Weber is known as a technician of the bureaucratization process, and Kafka as its most ruthless critic. For José María González García, both are consummate critics —one from science and the other from literature— of the most important organizational process of modernity. A long German bureaucratic tradition, strengthened by Taylorism, modern labor legislation, state interventionism, and mass parties, sets in motion an army of officials, lawyers, secretaries, courts, and so on, which is extremely dangerous.
“The prisons of future humanity are made of office papers,” Kafka writes. The first victim is the civil servant, who has exchanged his soul for dull security; but so too is the revolution, hijacked by the apparatus shortly after being born. Bureaucracy literally becomes a machine of torture and extermination. Lukács, who did not take Kafka seriously, ended up experiencing in his own flesh that “Kafka was a realist.”
To hear that democracy only allows us to choose between masters, and that it is plebiscitary because what the people choose is either a leader or a demagogue; that politics is a struggle for power; that power is the essence of freedom and truth —all this could well be understood as expressions of a cynical theory of democracy.
Democracy
It is, however, Max Weber’s analysis, which Ignacio Sotelo spoke about. One must recognize, he pointed out, “that the Weberian critique of democracy and its replacement by an elitist theory of democracy corresponds to the reality of existing Western democracies.”
Many have used Weber’s realist analysis to legitimize that type of democracy —Weber did not. But, just in case, Sotelo made two critical clarifications: the very Hobbesian identification of freedom and power cuts off any critical way out. On the other hand, the fact that Max Weber’s political thought culminates in the idealization of the leader gives one pause, especially once such leadership has actually taken place.
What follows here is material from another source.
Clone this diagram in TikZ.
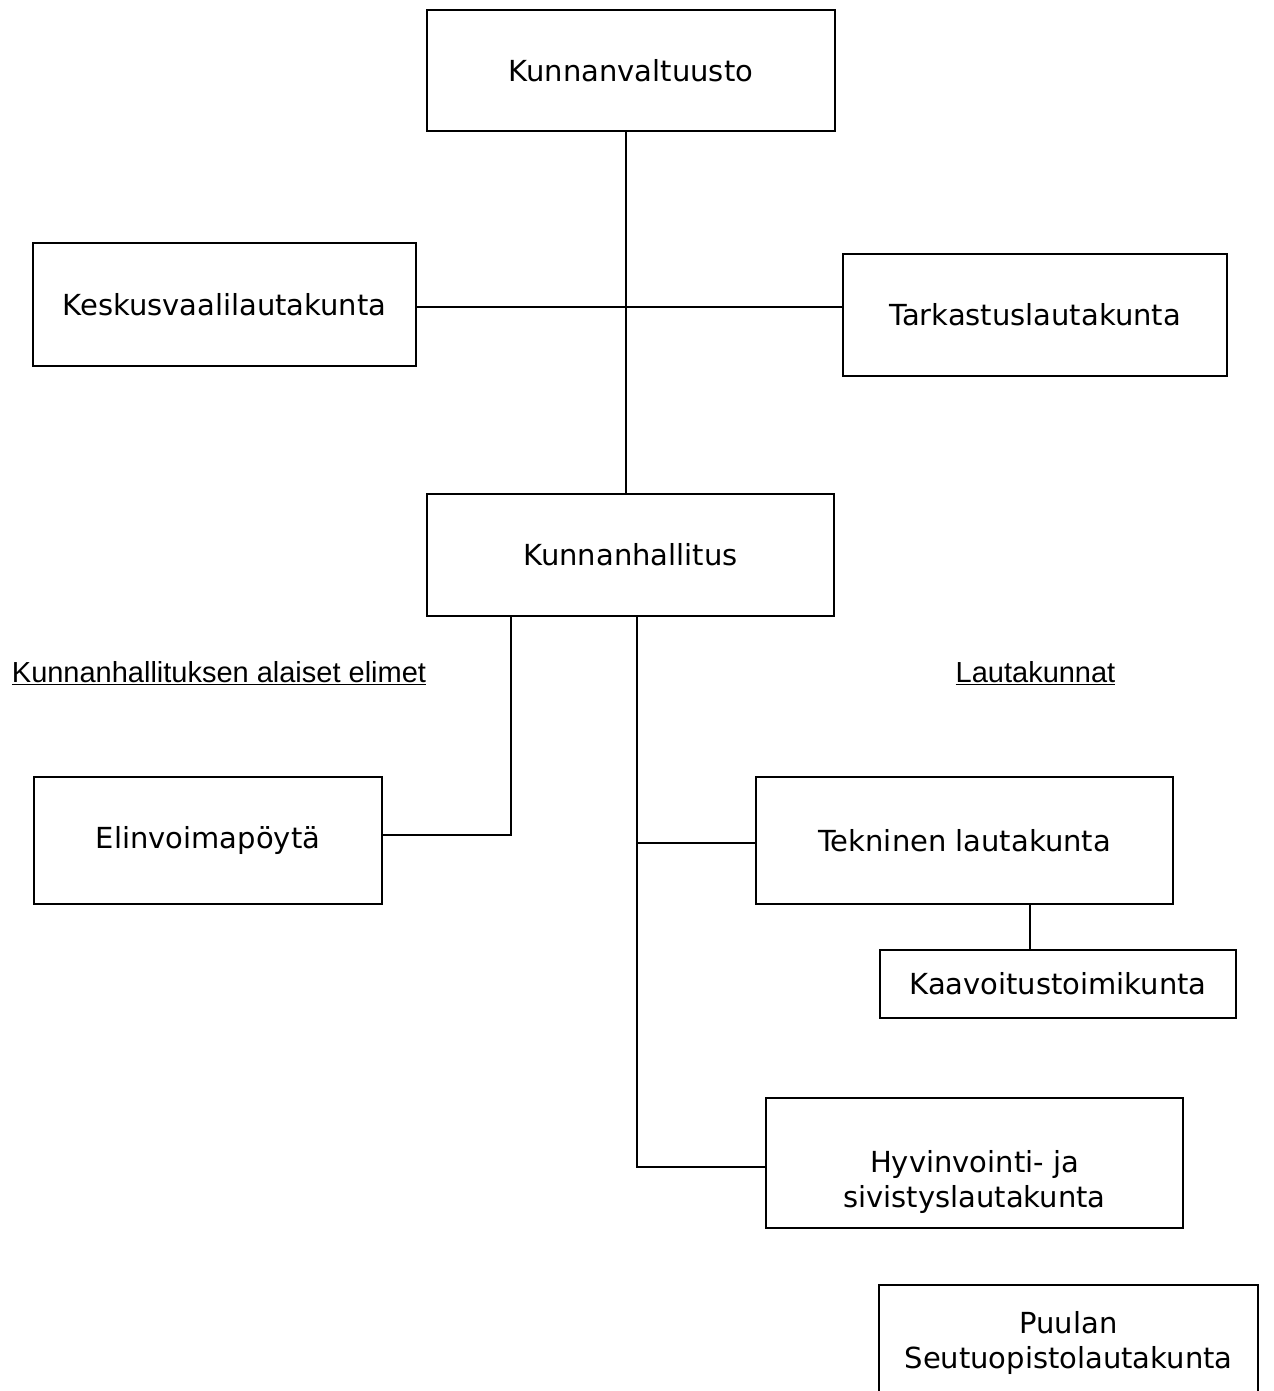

W. Schluchter, an accomplished specialist in Weber as sociologist of religion, who has just published a voluminous work on the subject (Religion und Lebensführung), explained the methodology of Weber’s historical reconstructions of religious phenomena.
Economic, political, and religious elements are involved there, as well as institutional factors, causal networks, and so on. They do not establish a stable causal relationship among themselves; rather, in each phase they form different constellations with different causal orders. There are results, such as the explanation of the Protestant origin of capitalism, that demonstrate the fruitfulness of the approach.